• **BRIEF**
Produce a word-for-word copy of the listing below without its pictures.

• **SOURCE EXCERPT**
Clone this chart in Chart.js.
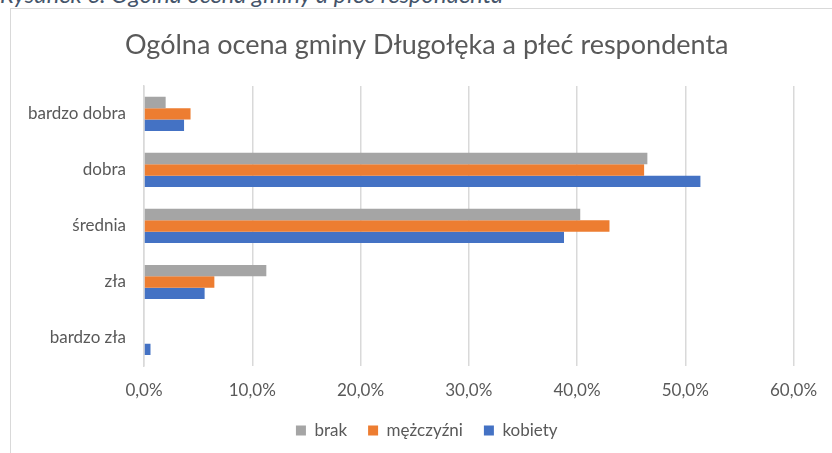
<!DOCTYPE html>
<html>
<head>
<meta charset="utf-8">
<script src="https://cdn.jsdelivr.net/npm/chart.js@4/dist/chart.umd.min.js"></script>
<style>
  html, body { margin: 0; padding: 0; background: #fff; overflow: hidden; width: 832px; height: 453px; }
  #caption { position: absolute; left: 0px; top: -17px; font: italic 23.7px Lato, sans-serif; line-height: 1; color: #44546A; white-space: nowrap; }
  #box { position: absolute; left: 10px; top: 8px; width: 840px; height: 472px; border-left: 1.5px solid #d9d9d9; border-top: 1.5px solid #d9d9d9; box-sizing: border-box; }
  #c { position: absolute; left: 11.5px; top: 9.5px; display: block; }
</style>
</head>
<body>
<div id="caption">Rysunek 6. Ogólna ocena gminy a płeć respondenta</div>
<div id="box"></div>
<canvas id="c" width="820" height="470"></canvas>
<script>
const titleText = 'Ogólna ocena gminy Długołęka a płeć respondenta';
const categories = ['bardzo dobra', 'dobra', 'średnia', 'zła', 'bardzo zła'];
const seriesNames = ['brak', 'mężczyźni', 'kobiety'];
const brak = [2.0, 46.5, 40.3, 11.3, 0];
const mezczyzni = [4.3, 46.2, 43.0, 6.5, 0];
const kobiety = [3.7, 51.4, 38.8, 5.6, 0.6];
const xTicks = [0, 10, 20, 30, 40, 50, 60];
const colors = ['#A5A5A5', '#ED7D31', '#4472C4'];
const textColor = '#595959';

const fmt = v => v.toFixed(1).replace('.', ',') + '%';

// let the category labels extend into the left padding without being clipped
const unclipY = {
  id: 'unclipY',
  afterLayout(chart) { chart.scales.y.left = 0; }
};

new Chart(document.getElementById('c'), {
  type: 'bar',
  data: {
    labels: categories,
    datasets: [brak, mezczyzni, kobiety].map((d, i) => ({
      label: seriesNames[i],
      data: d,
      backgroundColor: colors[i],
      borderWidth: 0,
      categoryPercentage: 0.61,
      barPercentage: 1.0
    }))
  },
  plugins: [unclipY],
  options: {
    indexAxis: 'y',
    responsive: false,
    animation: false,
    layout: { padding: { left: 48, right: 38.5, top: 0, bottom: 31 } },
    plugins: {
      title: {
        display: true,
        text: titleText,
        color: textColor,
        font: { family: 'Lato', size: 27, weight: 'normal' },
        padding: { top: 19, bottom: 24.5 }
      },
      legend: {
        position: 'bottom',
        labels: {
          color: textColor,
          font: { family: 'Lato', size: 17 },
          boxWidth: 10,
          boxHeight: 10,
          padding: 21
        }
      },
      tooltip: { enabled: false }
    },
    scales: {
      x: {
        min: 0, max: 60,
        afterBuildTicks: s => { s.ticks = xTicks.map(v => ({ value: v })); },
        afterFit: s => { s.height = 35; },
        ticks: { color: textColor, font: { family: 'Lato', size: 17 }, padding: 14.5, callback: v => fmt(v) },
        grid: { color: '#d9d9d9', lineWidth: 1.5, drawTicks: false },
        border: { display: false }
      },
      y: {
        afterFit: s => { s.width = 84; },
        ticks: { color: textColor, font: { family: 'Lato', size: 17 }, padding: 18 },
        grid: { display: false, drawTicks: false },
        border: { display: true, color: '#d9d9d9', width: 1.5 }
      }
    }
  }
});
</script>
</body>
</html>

• **PROBLEM SOLUTION**
Clone this chart in Chart.js.
<!DOCTYPE html>
<html>
<head>
<meta charset="utf-8">
<script src="https://cdn.jsdelivr.net/npm/chart.js@4/dist/chart.umd.min.js"></script>
<style>
  html, body { margin: 0; padding: 0; background: #fff; overflow: hidden; width: 832px; height: 453px; }
  #caption { position: absolute; left: 0px; top: -17px; font: italic 23.7px Lato, sans-serif; line-height: 1; color: #44546A; white-space: nowrap; }
  #box { position: absolute; left: 10px; top: 8px; width: 840px; height: 472px; border-left: 1.5px solid #d9d9d9; border-top: 1.5px solid #d9d9d9; box-sizing: border-box; }
  #c { position: absolute; left: 11.5px; top: 9.5px; display: block; }
</style>
</head>
<body>
<div id="caption">Rysunek 6. Ogólna ocena gminy a płeć respondenta</div>
<div id="box"></div>
<canvas id="c" width="820" height="470"></canvas>
<script>
const titleText = 'Ogólna ocena gminy Długołęka a płeć respondenta';
const categories = ['bardzo dobra', 'dobra', 'średnia', 'zła', 'bardzo zła'];
const seriesNames = ['brak', 'mężczyźni', 'kobiety'];
const brak = [2.0, 46.5, 40.3, 11.3, 0];
const mezczyzni = [4.3, 46.2, 43.0, 6.5, 0];
const kobiety = [3.7, 51.4, 38.8, 5.6, 0.6];
const xTicks = [0, 10, 20, 30, 40, 50, 60];
const colors = ['#A5A5A5', '#ED7D31', '#4472C4'];
const textColor = '#595959';

const fmt = v => v.toFixed(1).replace('.', ',') + '%';

// let the category labels extend into the left padding without being clipped
const unclipY = {
  id: 'unclipY',
  afterLayout(chart) { chart.scales.y.left = 0; }
};

new Chart(document.getElementById('c'), {
  type: 'bar',
  data: {
    labels: categories,
    datasets: [brak, mezczyzni, kobiety].map((d, i) => ({
      label: seriesNames[i],
      data: d,
      backgroundColor: colors[i],
      borderWidth: 0,
      categoryPercentage: 0.61,
      barPercentage: 1.0
    }))
  },
  plugins: [unclipY],
  options: {
    indexAxis: 'y',
    responsive: false,
    animation: false,
    layout: { padding: { left: 48, right: 38.5, top: 0, bottom: 31 } },
    plugins: {
      title: {
        display: true,
        text: titleText,
        color: textColor,
        font: { family: 'Lato', size: 27, weight: 'normal' },
        padding: { top: 19, bottom: 24.5 }
      },
      legend: {
        position: 'bottom',
        labels: {
          color: textColor,
          font: { family: 'Lato', size: 17 },
          boxWidth: 10,
          boxHeight: 10,
          padding: 21
        }
      },
      tooltip: { enabled: false }
    },
    scales: {
      x: {
        min: 0, max: 60,
        afterBuildTicks: s => { s.ticks = xTicks.map(v => ({ value: v })); },
        afterFit: s => { s.height = 35; },
        ticks: { color: textColor, font: { family: 'Lato', size: 17 }, padding: 14.5, callback: v => fmt(v) },
        grid: { color: '#d9d9d9', lineWidth: 1.5, drawTicks: false },
        border: { display: false }
      },
      y: {
        afterFit: s => { s.width = 84; },
        ticks: { color: textColor, font: { family: 'Lato', size: 17 }, padding: 18 },
        grid: { display: false, drawTicks: false },
        border: { display: true, color: '#d9d9d9', width: 1.5 }
      }
    }
  }
});
</script>
</body>
</html>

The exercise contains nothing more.